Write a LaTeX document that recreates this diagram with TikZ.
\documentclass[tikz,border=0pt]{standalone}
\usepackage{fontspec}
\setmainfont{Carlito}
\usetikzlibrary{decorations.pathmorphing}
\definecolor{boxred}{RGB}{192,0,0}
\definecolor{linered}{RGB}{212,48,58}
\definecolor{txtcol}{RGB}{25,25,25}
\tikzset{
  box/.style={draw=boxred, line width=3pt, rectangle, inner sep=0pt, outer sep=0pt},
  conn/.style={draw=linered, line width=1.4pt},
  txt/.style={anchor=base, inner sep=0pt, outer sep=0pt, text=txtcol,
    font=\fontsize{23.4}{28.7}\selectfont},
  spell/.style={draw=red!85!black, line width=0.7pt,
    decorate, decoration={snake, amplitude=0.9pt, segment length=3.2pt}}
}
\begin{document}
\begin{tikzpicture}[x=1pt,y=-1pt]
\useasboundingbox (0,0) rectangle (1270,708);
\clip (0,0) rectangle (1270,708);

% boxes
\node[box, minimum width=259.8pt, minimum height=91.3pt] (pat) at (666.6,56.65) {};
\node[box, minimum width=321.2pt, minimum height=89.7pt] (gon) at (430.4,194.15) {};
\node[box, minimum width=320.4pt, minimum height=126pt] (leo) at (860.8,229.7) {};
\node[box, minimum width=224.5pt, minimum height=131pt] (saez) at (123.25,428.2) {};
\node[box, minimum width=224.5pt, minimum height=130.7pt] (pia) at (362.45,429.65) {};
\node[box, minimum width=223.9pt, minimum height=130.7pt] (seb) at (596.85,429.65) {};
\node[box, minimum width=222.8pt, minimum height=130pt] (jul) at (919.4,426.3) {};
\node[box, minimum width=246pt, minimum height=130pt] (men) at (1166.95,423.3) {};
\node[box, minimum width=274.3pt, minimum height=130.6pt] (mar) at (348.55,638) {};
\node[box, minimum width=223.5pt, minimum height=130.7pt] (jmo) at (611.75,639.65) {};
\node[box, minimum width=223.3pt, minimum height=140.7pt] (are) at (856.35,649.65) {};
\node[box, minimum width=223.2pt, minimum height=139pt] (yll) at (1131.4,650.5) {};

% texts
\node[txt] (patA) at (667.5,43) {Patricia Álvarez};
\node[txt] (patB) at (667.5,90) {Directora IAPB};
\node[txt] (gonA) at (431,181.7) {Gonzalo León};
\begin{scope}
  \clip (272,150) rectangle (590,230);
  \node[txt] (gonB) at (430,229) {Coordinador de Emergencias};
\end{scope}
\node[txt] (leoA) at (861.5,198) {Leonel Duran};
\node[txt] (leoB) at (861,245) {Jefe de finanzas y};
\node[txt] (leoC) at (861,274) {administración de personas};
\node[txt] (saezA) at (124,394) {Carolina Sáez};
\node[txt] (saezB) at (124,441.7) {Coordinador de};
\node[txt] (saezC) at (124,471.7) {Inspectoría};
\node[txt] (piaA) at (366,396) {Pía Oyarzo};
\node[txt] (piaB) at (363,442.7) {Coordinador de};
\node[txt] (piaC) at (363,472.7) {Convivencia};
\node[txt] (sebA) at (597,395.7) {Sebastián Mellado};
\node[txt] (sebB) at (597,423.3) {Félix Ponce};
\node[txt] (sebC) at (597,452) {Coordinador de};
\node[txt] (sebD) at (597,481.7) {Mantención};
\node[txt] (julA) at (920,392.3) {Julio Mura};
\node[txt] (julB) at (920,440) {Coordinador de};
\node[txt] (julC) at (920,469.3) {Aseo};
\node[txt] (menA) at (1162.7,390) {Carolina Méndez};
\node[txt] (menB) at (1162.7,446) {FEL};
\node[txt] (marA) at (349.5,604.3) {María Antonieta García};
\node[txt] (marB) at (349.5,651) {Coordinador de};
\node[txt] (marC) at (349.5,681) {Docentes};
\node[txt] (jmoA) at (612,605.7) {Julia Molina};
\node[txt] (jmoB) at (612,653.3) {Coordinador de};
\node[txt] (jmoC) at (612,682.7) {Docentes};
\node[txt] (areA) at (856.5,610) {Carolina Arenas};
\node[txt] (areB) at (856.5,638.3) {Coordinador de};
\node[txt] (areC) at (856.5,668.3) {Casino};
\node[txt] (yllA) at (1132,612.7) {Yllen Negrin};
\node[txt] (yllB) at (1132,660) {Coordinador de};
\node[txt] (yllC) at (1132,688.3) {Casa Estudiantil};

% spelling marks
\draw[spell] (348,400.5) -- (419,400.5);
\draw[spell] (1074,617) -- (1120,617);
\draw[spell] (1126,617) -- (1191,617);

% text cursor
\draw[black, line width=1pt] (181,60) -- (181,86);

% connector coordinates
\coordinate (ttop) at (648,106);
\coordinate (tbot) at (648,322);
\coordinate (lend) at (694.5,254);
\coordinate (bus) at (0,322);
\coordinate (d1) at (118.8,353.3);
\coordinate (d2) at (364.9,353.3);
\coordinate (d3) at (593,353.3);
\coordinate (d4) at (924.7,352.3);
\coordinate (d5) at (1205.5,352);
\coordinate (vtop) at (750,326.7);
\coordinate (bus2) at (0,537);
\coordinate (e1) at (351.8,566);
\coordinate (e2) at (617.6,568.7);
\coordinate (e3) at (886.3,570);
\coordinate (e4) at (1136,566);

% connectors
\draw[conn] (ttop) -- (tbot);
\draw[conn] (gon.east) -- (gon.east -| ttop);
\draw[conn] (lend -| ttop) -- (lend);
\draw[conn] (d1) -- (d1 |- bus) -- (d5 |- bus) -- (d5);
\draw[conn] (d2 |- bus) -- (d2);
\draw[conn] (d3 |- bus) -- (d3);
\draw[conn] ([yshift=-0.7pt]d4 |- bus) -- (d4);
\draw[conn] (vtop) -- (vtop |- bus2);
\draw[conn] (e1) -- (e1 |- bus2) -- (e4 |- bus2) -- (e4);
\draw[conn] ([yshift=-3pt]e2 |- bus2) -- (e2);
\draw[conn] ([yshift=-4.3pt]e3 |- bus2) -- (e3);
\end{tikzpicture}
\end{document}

● ● ●

# [SET TASK]
Would you copy out each line exactly as written?

# [OUTPUT OF THE TASK]
Write a LaTeX document that recreates this diagram with TikZ.
\documentclass[tikz,border=0pt]{standalone}
\usepackage{fontspec}
\setmainfont{Carlito}
\usetikzlibrary{decorations.pathmorphing}
\definecolor{boxred}{RGB}{192,0,0}
\definecolor{linered}{RGB}{212,48,58}
\definecolor{txtcol}{RGB}{25,25,25}
\tikzset{
  box/.style={draw=boxred, line width=3pt, rectangle, inner sep=0pt, outer sep=0pt},
  conn/.style={draw=linered, line width=1.4pt},
  txt/.style={anchor=base, inner sep=0pt, outer sep=0pt, text=txtcol,
    font=\fontsize{23.4}{28.7}\selectfont},
  spell/.style={draw=red!85!black, line width=0.7pt,
    decorate, decoration={snake, amplitude=0.9pt, segment length=3.2pt}}
}
\begin{document}
\begin{tikzpicture}[x=1pt,y=-1pt]
\useasboundingbox (0,0) rectangle (1270,708);
\clip (0,0) rectangle (1270,708);

% boxes
\node[box, minimum width=259.8pt, minimum height=91.3pt] (pat) at (666.6,56.65) {};
\node[box, minimum width=321.2pt, minimum height=89.7pt] (gon) at (430.4,194.15) {};
\node[box, minimum width=320.4pt, minimum height=126pt] (leo) at (860.8,229.7) {};
\node[box, minimum width=224.5pt, minimum height=131pt] (saez) at (123.25,428.2) {};
\node[box, minimum width=224.5pt, minimum height=130.7pt] (pia) at (362.45,429.65) {};
\node[box, minimum width=223.9pt, minimum height=130.7pt] (seb) at (596.85,429.65) {};
\node[box, minimum width=222.8pt, minimum height=130pt] (jul) at (919.4,426.3) {};
\node[box, minimum width=246pt, minimum height=130pt] (men) at (1166.95,423.3) {};
\node[box, minimum width=274.3pt, minimum height=130.6pt] (mar) at (348.55,638) {};
\node[box, minimum width=223.5pt, minimum height=130.7pt] (jmo) at (611.75,639.65) {};
\node[box, minimum width=223.3pt, minimum height=140.7pt] (are) at (856.35,649.65) {};
\node[box, minimum width=223.2pt, minimum height=139pt] (yll) at (1131.4,650.5) {};

% texts
\node[txt] (patA) at (667.5,43) {Patricia Álvarez};
\node[txt] (patB) at (667.5,90) {Directora IAPB};
\node[txt] (gonA) at (431,181.7) {Gonzalo León};
\begin{scope}
  \clip (272,150) rectangle (590,230);
  \node[txt] (gonB) at (430,229) {Coordinador de Emergencias};
\end{scope}
\node[txt] (leoA) at (861.5,198) {Leonel Duran};
\node[txt] (leoB) at (861,245) {Jefe de finanzas y};
\node[txt] (leoC) at (861,274) {administración de personas};
\node[txt] (saezA) at (124,394) {Carolina Sáez};
\node[txt] (saezB) at (124,441.7) {Coordinador de};
\node[txt] (saezC) at (124,471.7) {Inspectoría};
\node[txt] (piaA) at (366,396) {Pía Oyarzo};
\node[txt] (piaB) at (363,442.7) {Coordinador de};
\node[txt] (piaC) at (363,472.7) {Convivencia};
\node[txt] (sebA) at (597,395.7) {Sebastián Mellado};
\node[txt] (sebB) at (597,423.3) {Félix Ponce};
\node[txt] (sebC) at (597,452) {Coordinador de};
\node[txt] (sebD) at (597,481.7) {Mantención};
\node[txt] (julA) at (920,392.3) {Julio Mura};
\node[txt] (julB) at (920,440) {Coordinador de};
\node[txt] (julC) at (920,469.3) {Aseo};
\node[txt] (menA) at (1162.7,390) {Carolina Méndez};
\node[txt] (menB) at (1162.7,446) {FEL};
\node[txt] (marA) at (349.5,604.3) {María Antonieta García};
\node[txt] (marB) at (349.5,651) {Coordinador de};
\node[txt] (marC) at (349.5,681) {Docentes};
\node[txt] (jmoA) at (612,605.7) {Julia Molina};
\node[txt] (jmoB) at (612,653.3) {Coordinador de};
\node[txt] (jmoC) at (612,682.7) {Docentes};
\node[txt] (areA) at (856.5,610) {Carolina Arenas};
\node[txt] (areB) at (856.5,638.3) {Coordinador de};
\node[txt] (areC) at (856.5,668.3) {Casino};
\node[txt] (yllA) at (1132,612.7) {Yllen Negrin};
\node[txt] (yllB) at (1132,660) {Coordinador de};
\node[txt] (yllC) at (1132,688.3) {Casa Estudiantil};

% spelling marks
\draw[spell] (348,400.5) -- (419,400.5);
\draw[spell] (1074,617) -- (1120,617);
\draw[spell] (1126,617) -- (1191,617);

% text cursor
\draw[black, line width=1pt] (181,60) -- (181,86);

% connector coordinates
\coordinate (ttop) at (648,106);
\coordinate (tbot) at (648,322);
\coordinate (lend) at (694.5,254);
\coordinate (bus) at (0,322);
\coordinate (d1) at (118.8,353.3);
\coordinate (d2) at (364.9,353.3);
\coordinate (d3) at (593,353.3);
\coordinate (d4) at (924.7,352.3);
\coordinate (d5) at (1205.5,352);
\coordinate (vtop) at (750,326.7);
\coordinate (bus2) at (0,537);
\coordinate (e1) at (351.8,566);
\coordinate (e2) at (617.6,568.7);
\coordinate (e3) at (886.3,570);
\coordinate (e4) at (1136,566);

% connectors
\draw[conn] (ttop) -- (tbot);
\draw[conn] (gon.east) -- (gon.east -| ttop);
\draw[conn] (lend -| ttop) -- (lend);
\draw[conn] (d1) -- (d1 |- bus) -- (d5 |- bus) -- (d5);
\draw[conn] (d2 |- bus) -- (d2);
\draw[conn] (d3 |- bus) -- (d3);
\draw[conn] ([yshift=-0.7pt]d4 |- bus) -- (d4);
\draw[conn] (vtop) -- (vtop |- bus2);
\draw[conn] (e1) -- (e1 |- bus2) -- (e4 |- bus2) -- (e4);
\draw[conn] ([yshift=-3pt]e2 |- bus2) -- (e2);
\draw[conn] ([yshift=-4.3pt]e3 |- bus2) -- (e3);
\end{tikzpicture}
\end{document}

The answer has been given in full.